The full internationalization of DTD design will also include consideration of such things as white space handling, use of markup vs. Unicode control characters, use of alternative content or entities for different markets, provision of meta data to describe document structure for localisation tools, provision of information about available space and other aspects of content affected by localization, the ability to tag terminology and semantics within content, a way of expanding the language tag concept to adequately cover the locale and script oriented needs of the localization community, incorporation of markup to support international script features (such as ruby and arabic directionality), and so on.

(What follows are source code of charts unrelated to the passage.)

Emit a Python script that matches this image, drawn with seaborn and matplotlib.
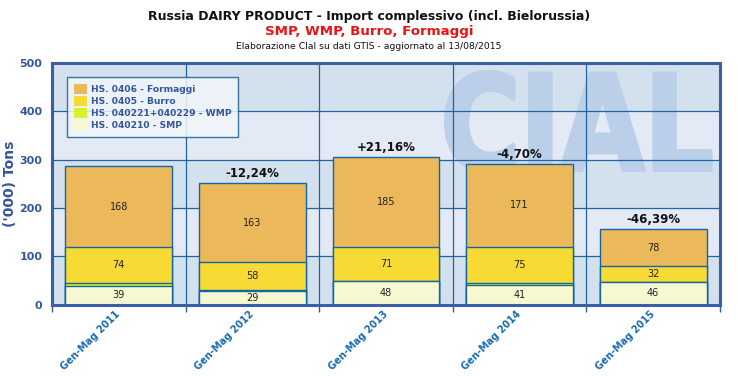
import matplotlib
matplotlib.use("Agg")
import matplotlib.pyplot as plt
import seaborn as sns
import pandas as pd
import numpy as np
from matplotlib.patches import Rectangle, PathPatch
from matplotlib.textpath import TextPath
from matplotlib.font_manager import FontProperties
from matplotlib.transforms import Affine2D

periods = ["Gen-Mag 2011", "Gen-Mag 2012", "Gen-Mag 2013", "Gen-Mag 2014", "Gen-Mag 2015"]
smp = [39, 29, 48, 41, 46]
wmp = [6, 1, 1, 4, 1]
burro = [74, 58, 71, 75, 32]
formaggi = [168, 163, 185, 171, 78]
changes = ["", "-12,24%", "+21,16%", "-4,70%", "-46,39%"]

series_names = ["HS. 040210 - SMP", "HS. 040221+040229 - WMP", "HS. 0405 - Burro", "HS. 0406 - Formaggi"]
series_vals = [smp, wmp, burro, formaggi]
colors = ["#f7f8d2", "#d4f52a", "#f7da33", "#ebb95a"]
show_labels = [True, False, True, True]

sns.set_theme(style="white")
plt.rcParams['font.family'] = ['DejaVu Sans']

fig = plt.figure(figsize=(7.38, 3.76), dpi=100)
ax = fig.add_axes([0.0705, 0.19, 0.905, 0.642])
ax.set_xlim(-0.5, 4.5)
ax.set_ylim(0, 500)

# background bands
for i, lo in enumerate(range(0, 500, 100)):
    ax.axhspan(lo, lo + 100, color="#d3e1ee" if i % 2 == 0 else "#e3eaf5", zorder=0, lw=0)

# watermark logo fitted to a box (data coords)
tp = TextPath((0, 0), "CIAL", size=1, prop=FontProperties(family="DejaVu Sans", weight="bold"))
ext = tp.get_extents()
x0, x1, y0, y1 = 2.45, 4.43, 275, 482
tr = (Affine2D().translate(-ext.x0, -ext.y0)
      .scale((x1 - x0) / ext.width, (y1 - y0) / ext.height)
      .translate(x0, y0))
logo = PathPatch(tr.transform_path(tp), facecolor="#bccfe9", edgecolor="#bccfe9",
                 lw=3, joinstyle="round", zorder=0.5)
ax.add_patch(logo)

# gridlines
for y in range(100, 500, 100):
    ax.axhline(y, color="#1f63a0", lw=0.9, zorder=1)
for x in np.arange(0.5, 4.6, 1):
    ax.axvline(x, color="#1f63a0", lw=0.9, zorder=1)

df = pd.DataFrame({"period": periods})
cum = np.zeros(len(periods))
cums = []
for vals in series_vals:
    cum = cum + np.array(vals)
    cums.append(cum.copy())

for k in range(len(series_vals) - 1, -1, -1):
    df["v"] = cums[k]
    sns.barplot(data=df, x="period", y="v", color=colors[k], width=0.8,
                edgecolor="#1565a0", linewidth=1.0, saturation=1, ax=ax, zorder=2)

bottom = np.zeros(len(periods))
for k, vals in enumerate(series_vals):
    for i, v in enumerate(vals):
        if show_labels[k]:
            ax.text(i, bottom[i] + v / 2, str(v), ha="center", va="center",
                    fontsize=7, color="#222222", zorder=5)
    bottom = bottom + np.array(vals)

for i, c in enumerate(changes):
    if c:
        ax.text(i, bottom[i] + 6, c, ha="center", va="bottom", fontsize=8.5,
                fontweight="bold", color="#111111", zorder=5)

ax.set_xlim(-0.5, 4.5)
ax.set_ylim(0, 500)
ax.set_yticks(range(0, 501, 100))
ax.set_xlabel("")
ax.set_ylabel("('000) Tons", fontsize=10, fontweight="bold", color="#34569a")
ax.yaxis.set_label_coords(-0.052, 0.5)
ax.tick_params(axis="y", labelsize=8, labelcolor="#34569a", length=0, pad=7)
for t in ax.get_yticklabels():
    t.set_fontweight("bold")
ax.set_xticks(range(5))
ax.set_xticklabels(periods, rotation=45, ha="right", va="center", rotation_mode="anchor",
                   fontsize=7.0, fontweight="bold", color="#1a6ab0")
ax.set_xticks(np.arange(-0.5, 5, 1), minor=True)
ax.tick_params(axis="x", which="major", length=0, pad=6)
ax.tick_params(axis="x", which="minor", length=5, color="#34569a", width=1, bottom=True)
for s in ax.spines.values():
    s.set_color("#3a5fa6")
    s.set_linewidth(2.2)
    s.set_zorder(6)

handles = [Rectangle((0, 0), 1, 1, facecolor=colors[k], edgecolor="none") for k in [3, 2, 1, 0]]
labels = [series_names[k] for k in [3, 2, 1, 0]]
leg = ax.legend(handles, labels, loc="upper left", bbox_to_anchor=(0.016, 0.96),
                frameon=True, fontsize=6.6, handlelength=1.4, handleheight=1.4,
                handletextpad=0.5, labelspacing=0.15, borderpad=0.7, fancybox=False)
leg.get_frame().set_edgecolor("#1a5f95")
leg.get_frame().set_facecolor("#f2f6fb")
leg.get_frame().set_alpha(0.85)
leg.get_frame().set_linewidth(1.0)
for t in leg.get_texts():
    t.set_fontweight("bold")
    t.set_color("#34569a")
leg.set_zorder(7)

fig.text(0.5, 0.957, "Russia DAIRY PRODUCT - Import complessivo (incl. Bielorussia)",
         ha="center", va="center", fontsize=9, fontweight="bold", color="#111111")
fig.text(0.5, 0.915, "SMP, WMP, Burro, Formaggi", ha="center", va="center",
         fontsize=9.6, fontweight="bold", color="#ee1111")
fig.text(0.5, 0.877, "Elaborazione Clal su dati GTIS - aggiornato al 13/08/2015",
         ha="center", va="center", fontsize=6.7, color="#111111")

fig.savefig("out.png", dpi=100)
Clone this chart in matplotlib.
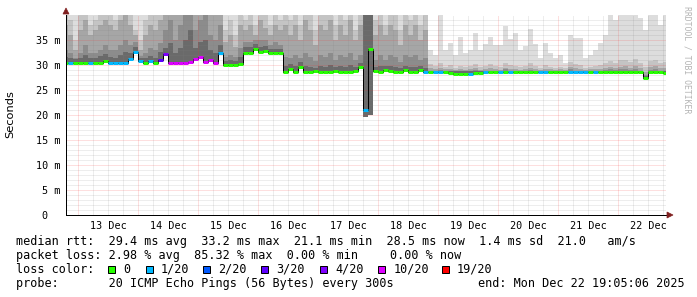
import numpy as np
import matplotlib
matplotlib.use("Agg")
import matplotlib.pyplot as plt
import matplotlib.dates as mdates
from matplotlib.patches import Polygon, Rectangle
from datetime import datetime, timedelta

# ---------------- data ----------------
bin_start = datetime(2025, 12, 12, 18, 0)   # first 2-hour bin
bin_hours = 2
end_time = datetime(2025, 12, 22, 19, 5, 6)
span_days = 10

# median rtt per bin (ms)
median_ms = [
    30.4, 30.4, 30.4, 30.4, 30.5, 30.4, 30.4, 30.5, 30.8, 30.4, 30.4, 30.4, 30.5, 31.2, 32.6,
    30.9, 30.4, 30.9, 30.4, 31.0, 32.3, 30.4, 30.5, 30.4, 30.5, 30.6, 31.3, 31.6, 30.6, 31.0, 30.5, 32.5,
    30.1, 30.1, 30.1, 30.2, 32.5, 32.5, 33.2, 32.6, 32.9, 32.5, 32.5, 32.4,
    28.7, 29.3, 28.7, 29.6, 28.7, 28.7, 28.8, 28.7, 28.7, 28.7, 28.8, 28.7, 28.7, 28.7, 28.8, 29.7,
    21.1, 33.2, 28.8, 28.7, 29.0, 28.9, 28.7, 28.7, 29.0, 28.7, 28.7, 29.1, 28.6,
    28.6, 28.6, 28.6, 28.6, 28.5, 28.3, 28.3, 28.3, 28.3, 28.4, 28.5, 28.6, 28.6, 28.6, 28.6, 28.6,
    28.6, 28.6, 28.6, 28.6, 28.6, 28.6, 28.6, 28.6,
    28.6, 28.6, 28.6, 28.6, 28.6, 28.6, 28.6, 28.6, 28.6, 28.6, 28.6, 28.6, 28.6, 28.6, 28.6, 28.6,
    28.6, 28.6, 28.6, 27.4, 28.6, 28.6, 28.6, 28.5,
]

# lost pings (out of 20) per bin
loss_count = [
    0, 1, 0, 0, 0, 1, 0, 0, 0, 1, 1, 1, 1, 1, 1,
    1, 0, 1, 0, 3, 4, 10, 10, 10, 10, 10, 10, 10, 10, 10, 10, 1,
    0, 0, 0, 0, 0, 0, 0, 0, 0, 0, 0, 0,
    0, 0, 0, 0, 0, 0, 0, 0, 0, 0, 0, 0, 0, 0, 0, 0,
    1, 0, 0, 0, 0, 0, 0, 0, 0, 0, 0, 0, 1,
    0, 1, 1, 0, 0, 0, 0, 0, 1, 0, 0, 1, 0, 0, 1, 0, 1, 0, 0, 0, 0, 0, 1, 1,
    0, 0, 0, 0, 1, 1, 1, 1, 0, 1, 0, 0, 0, 0, 0, 0, 0, 0, 0, 0, 0, 0, 0, 0,
]

# smoke: sorted ping quantiles per bin (ms)
ping_low = [
    30.2, 30.2, 30.2, 30.2, 30.3, 30.2, 30.2, 30.3, 30.6, 30.2, 30.2, 30.2, 30.3, 31.0, 32.4,
    30.7, 30.2, 30.7, 30.2, 30.8, 32.1, 30.2, 30.3, 30.2, 30.3, 30.4, 31.1, 31.4, 30.4, 30.8, 30.3, 32.3,
    29.9, 29.9, 29.9, 30.0, 32.3, 32.3, 33.0, 32.4, 32.7, 32.3, 32.3, 32.2,
    28.5, 29.1, 28.5, 29.4, 28.5, 28.5, 28.6, 28.5, 28.5, 28.5, 28.6, 28.5, 28.5, 28.5, 28.6, 29.5,
    19.6, 20.0, 28.6, 28.5, 28.8, 28.7, 28.5, 28.5, 28.8, 28.5, 28.5, 28.9, 28.4,
    28.4, 28.4, 28.4, 28.4, 28.3, 28.1, 28.1, 28.1, 28.1, 28.2, 28.3, 28.4, 28.4, 28.4, 28.4, 28.4,
    28.4, 28.4, 28.4, 28.4, 28.4, 28.4, 28.4, 28.4,
    28.4, 28.4, 28.4, 28.4, 28.4, 28.4, 28.4, 28.4, 28.4, 28.4, 28.4, 28.4, 28.4, 28.4, 28.4, 28.4,
    28.4, 28.4, 28.4, 27.2, 28.4, 28.4, 28.4, 28.3,
]
ping_p55 = [
    31.6, 31.5, 31.1, 31.5, 32.0, 31.5, 31.4, 31.8, 32.3, 31.6, 31.5, 32.0, 32.6, 32.4, 33.6,
    31.3, 31.4, 31.9, 31.5, 32.6, 33.5, 34.5, 32.5, 33.5, 35.0, 37.0, 33.5, 34.5, 35.0, 33.0, 32.5, 34.0,
    30.8, 31.0, 30.8, 31.6, 33.5, 33.5, 34.2, 33.6, 33.9, 33.3, 33.3, 33.2,
    29.8, 30.2, 29.8, 30.5, 29.8, 29.7, 29.5, 29.8, 29.7, 30.0, 29.6, 29.8, 29.7, 30.0, 29.6, 30.4,
    45.0, 45.0, 29.6, 29.8, 29.8, 29.8, 29.6, 29.5, 29.9, 29.6, 29.7, 29.9, 29.4,
    28.8, 28.8, 28.8, 28.8, 28.8, 28.8, 28.8, 28.8, 28.8, 28.8, 28.8, 28.8, 28.8, 28.8, 28.8, 28.8,
    28.8, 28.8, 28.8, 28.8, 28.8, 28.8, 28.8, 28.8,
    28.8, 28.8, 28.8, 28.8, 28.8, 28.8, 28.8, 28.8, 28.8, 28.8, 28.8, 28.8, 28.8, 28.8, 28.8, 28.8,
    28.8, 28.8, 28.8, 27.8, 28.8, 28.8, 28.8, 28.8,
]
ping_p60 = [
    33.0, 32.5, 31.5, 32.5, 34.0, 32.5, 32.5, 33.0, 34.0, 33.0, 33.0, 34.0, 35.0, 34.0, 34.5,
    31.8, 32.5, 33.5, 33.0, 34.5, 37.0, 39.0, 35.0, 38.0, 41.0, 42.0, 37.0, 39.0, 41.0, 36.0, 35.0, 38.0,
    31.5, 32.0, 31.5, 33.5, 34.5, 34.5, 35.0, 35.0, 35.0, 34.0, 34.5, 34.0,
    31.5, 31.5, 32.0, 31.5, 32.5, 31.5, 30.8, 32.0, 31.5, 32.5, 31.0, 32.0, 31.5, 32.5, 31.0, 32.0,
    45.0, 45.0, 31.0, 32.0, 31.0, 32.0, 31.5, 30.5, 32.0, 31.5, 32.0, 31.0, 31.5,
    28.9, 28.9, 29.0, 28.9, 28.9, 28.9, 28.9, 28.9, 28.9, 29.0, 28.9, 28.9, 28.9, 28.9, 28.9, 29.1,
    28.9, 28.9, 28.9, 28.9, 29.0, 28.9, 28.9, 28.9,
    28.9, 28.9, 28.9, 28.9, 29.1, 28.9, 28.9, 28.9, 28.9, 28.9, 28.9, 29.0, 29.1, 29.0, 29.1, 29.1,
    29.0, 29.1, 28.9, 28.0, 29.0, 29.1, 28.9, 28.9,
]
ping_p75 = [
    38, 36, 33, 37, 39, 36, 37, 38, 39, 38, 37, 39, 40, 38, 36,
    33, 36, 38, 37, 39, 42, 43, 40, 42, 43, 43, 41, 42, 43, 41, 40, 42,
    34.5, 36, 33.5, 38, 37, 38, 36, 39, 37.5, 36, 38, 37,
    38, 36, 38, 35, 39, 37, 34, 38, 37, 39, 35, 38, 36, 39, 35, 38,
    45, 45, 36, 38, 36, 38, 37, 34, 38, 36, 38, 35, 37,
    29.3, 29.2, 29.4, 29.1, 29.3, 29.0, 29.2, 29.0, 29.2, 29.4, 29.1, 29.2, 29.3, 29.1, 29.0, 29.5,
    29.2, 29.1, 29.0, 29.2, 29.4, 29.1, 29.0, 29.2,
    29.1, 29.0, 29.1, 29.0, 29.6, 29.3, 29.2, 29.0, 29.1, 29.1, 29.2, 29.3, 29.6, 29.4, 29.7, 29.8,
    29.5, 29.9, 29.4, 28.6, 29.6, 29.8, 29.4, 29.4,
]
ping_p90 = [
    41, 39, 35, 40, 41, 38, 39, 41, 40, 41, 39, 41, 41, 40, 37,
    35, 39, 41, 40, 41, 45, 45, 45, 45, 45, 45, 45, 45, 45, 45, 45, 45,
    37, 39, 36, 41, 39, 41, 38, 41, 40, 38, 41, 39,
    41, 39, 41, 38, 41, 40, 37, 41, 40, 41, 38, 41, 39, 41, 37, 41,
    45, 45, 39, 41, 38, 41, 40, 37, 41, 39, 41, 38, 40,
    30.2, 29.8, 30.5, 29.6, 30.0, 29.5, 29.8, 29.6, 29.9, 30.3, 29.7, 29.9, 30.2, 29.8, 29.6, 30.5,
    30.0, 29.8, 29.6, 29.9, 30.4, 29.8, 29.5, 30.0,
    29.7, 29.5, 29.6, 29.4, 30.6, 30.2, 30.0, 29.5, 29.6, 29.8, 30.0, 30.3, 30.8, 30.4, 30.9, 31.0,
    30.7, 31.2, 30.5, 29.6, 30.8, 31.0, 30.5, 30.6,
]
ping_high = [
    45, 45, 45, 45, 45, 45, 45, 45, 45, 45, 45, 45, 45, 45, 45,
    45, 45, 45, 45, 45, 45, 45, 45, 45, 45, 45, 45, 45, 45, 45, 45, 45,
    45, 45, 45, 45, 45, 45, 45, 45, 45, 45, 45, 45,
    45, 45, 45, 45, 45, 45, 45, 45, 45, 45, 45, 45, 45, 45, 45, 45,
    45, 45, 45, 45, 45, 45, 45, 45, 45, 45, 45, 45, 45,
    33, 32, 41, 33, 34.5, 32, 35.6, 32.5, 33, 36.4, 33, 34.3, 35.6, 34, 34, 37.7,
    35.3, 36.4, 33, 33.7, 37.3, 34.3, 31.5, 34.4,
    32.4, 31.4, 32, 30.5, 36, 35.4, 35.4, 31.4, 32, 33, 34.4, 36, 41, 39, 41, 41,
    41, 41, 39.4, 37, 41, 41, 38, 40,
]

y_ticks = [0, 5, 10, 15, 20, 25, 30, 35]
y_tick_labels = ["0  ", "5 m", "10 m", "15 m", "20 m", "25 m", "30 m", "35 m"]

loss_levels = [0, 1, 2, 3, 4, 10, 19]
loss_labels = ["0", "1/20", "2/20", "3/20", "4/20", "10/20", "19/20"]
loss_colors = ["#26ff00", "#00b8ff", "#0059ff", "#5e00ff", "#7e00ff", "#dd00ff", "#ff0000"]

line_rtt = "median rtt:  29.4 ms avg  33.2 ms max  21.1 ms min  28.5 ms now  1.4 ms sd  21.0   am/s"
line_loss_a = "packet loss: 2.98 % avg  85.32 % max  0.00 % min"
line_loss_b = "0.00 % now"
line_color = "loss color:"
line_probe = "probe:       20 ICMP Echo Pings (56 Bytes) every 300s"
line_end = "end: Mon Dec 22 19:05:06 2025"

# ---------------- figure ----------------
W, H = 697, 297
fig = plt.figure(figsize=(W / 100, H / 100), dpi=100)
fig.patch.set_facecolor("white")
L, R, T, B = 66, 666, 15, 215
ax = fig.add_axes([L / W, 1 - B / H, (R - L) / W, (B - T) / H])
ax.set_facecolor("white")

n = len(median_ms)
times = [bin_start + timedelta(hours=bin_hours * i) for i in range(n)]
x = mdates.date2num(times)
w = bin_hours / 24.0
x0 = mdates.date2num(end_time - timedelta(days=span_days))
x1 = mdates.date2num(end_time)

lo = np.array(ping_low, float)
smoke_layers = [(ping_high, "#dddddd"), (ping_p90, "#c4c4c4"), (ping_p75, "#a6a6a6"),
                (ping_p60, "#8c8c8c"), (ping_p55, "#6a6a6a")]
for vals, col in smoke_layers:
    v = np.array(vals, float)
    ax.bar(x, v - lo, bottom=lo, width=w, align="edge", color=col,
           linewidth=0, antialiased=False, zorder=1)

# grid (dotted, translucent)
minor_c = (0.5, 0.5, 0.5, 0.28)
major_c = (0.95, 0.2, 0.2, 0.30)
for v in range(1, 40):
    ax.axhline(v, color=(major_c if v % 5 == 0 else minor_c), lw=0.72,
               linestyle=(0, (1, 1)), zorder=2)
t = datetime(2025, 12, 12, 0, 0)
while t <= end_time:
    xv = mdates.date2num(t)
    if xv > x0:
        ax.axvline(xv, color=(major_c if t.hour == 0 else minor_c), lw=0.72,
                   linestyle=(0, (1, 1)), zorder=2)
    t += timedelta(hours=6)

# median line
def loss_color(c):
    idx = max(i for i, lv in enumerate(loss_levels) if c >= lv)
    return loss_colors[idx]

edges = np.append(x, x[-1] + w)
ax.stairs(median_ms, edges, baseline=None, color="black", lw=0.72, zorder=3)
ax.hlines(median_ms, x, x + w, colors=[loss_color(c) for c in loss_count], lw=2.16, zorder=4)

ax.set_xlim(x0, x1)
ax.set_ylim(0, 40)
for s in ["top", "right"]:
    ax.spines[s].set_visible(False)
for s in ["left", "bottom"]:
    ax.spines[s].set_color("black")
    ax.spines[s].set_linewidth(0.72)
    ax.spines[s].set_zorder(5)

mono = "DejaVu Sans Mono"
ax.set_yticks(y_ticks)
ax.set_yticklabels(y_tick_labels, family=mono, fontsize=7.3)
noons = [datetime(2025, 12, d, 12) for d in range(13, 23)]
ax.set_xticks(mdates.date2num(noons))
ax.set_xticklabels([d.strftime("%d %b") for d in noons], family=mono, fontsize=7.3)
ax.tick_params(axis="y", length=0, pad=4.3)
ax.tick_params(axis="x", length=0, pad=4.3)

# arrows
def px(xp, yp):
    return (xp / W, 1 - yp / H)

arrow_c = "#7f1f1f"
fig.add_artist(Polygon([px(63, 14), px(69, 14), px(66, 8)], closed=True,
                       transform=fig.transFigure, facecolor=arrow_c, edgecolor=arrow_c, lw=0.5))
fig.add_artist(Polygon([px(667, 212), px(667, 218), px(673, 215)], closed=True,
                       transform=fig.transFigure, facecolor=arrow_c, edgecolor=arrow_c, lw=0.5))

# labels
fig.text(*px(10.5, 114), "Seconds", rotation=90, ha="center", va="center",
         family="DejaVu Sans", fontsize=8.2)
fig.text(*px(686.5, 60), "RRDTOOL / TOBI OETIKER", rotation=270, ha="center", va="center",
         family=mono, fontsize=5.9, color="#b4b4b4")

def ftxt(xp, yp, s):
    fig.text(*px(xp, yp), s, ha="left", va="baseline", family=mono, fontsize=8.5)

ftxt(16.5, 245.5, line_rtt)
ftxt(16.5, 259.2, line_loss_a)
ftxt(390, 259.2, line_loss_b)
ftxt(16.5, 272.9, line_color)
sw_x = [108.3, 145.7, 203.3, 261, 320, 378.3, 441.7]
for sx, col, lab in zip(sw_x, loss_colors, loss_labels):
    fig.add_artist(Rectangle(px(sx, 273), 7 / W, 7 / H, transform=fig.transFigure,
                             facecolor=col, edgecolor="black", lw=0.72))
    ftxt(sx + 15, 272.9, lab)
ftxt(16.5, 286.6, line_probe)
ftxt(478, 286.6, line_end)

fig.savefig("out.png", dpi=100, facecolor="white")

The ideal, in my mind, would be to establish re-usable standards, namespaces, guidelines, practises and the like, so that it becomes second nature to design with the global user in mind, and so that the wheel does not need to be reinvented each time. To make this work designers and developers will need to assume responsibility for creating global documents, and not just leave it to the localisation community.

References

  1. Internet Assigned Number Authority (IANA), Official Names for Character Sets. Available from: http://www.iana.org/assignments/character-sets

  2. Tim Bray, Jean Paoli, C. M. Sperberg-McQueen, Eve Maler, Eds., Extensible Markup Language (XML) 1.0 (Second Edition) W3C Recommendation. Section 2.12 Language Identification. (See also the erratum at http://www.w3.org/XML/xml-V10-2e-errata#E11). Available from: http://www.w3.org/TR/REC-xml#sec-lang-tag

  3. H. Alvestrand, Tags for the Identification of Languages, IETF RFC 3066. Available from: http://www.ietf.org/rfc/rfc3066.txt

  4. W3C Internationalisation Group, Language tagging in HTML and XML. Available from: http://www.w3.org/International/O-HTML-tags.html

  5. Yves Savourel, XML Internationalisation and Localization. Available from: Sams. ISBN 0672320967.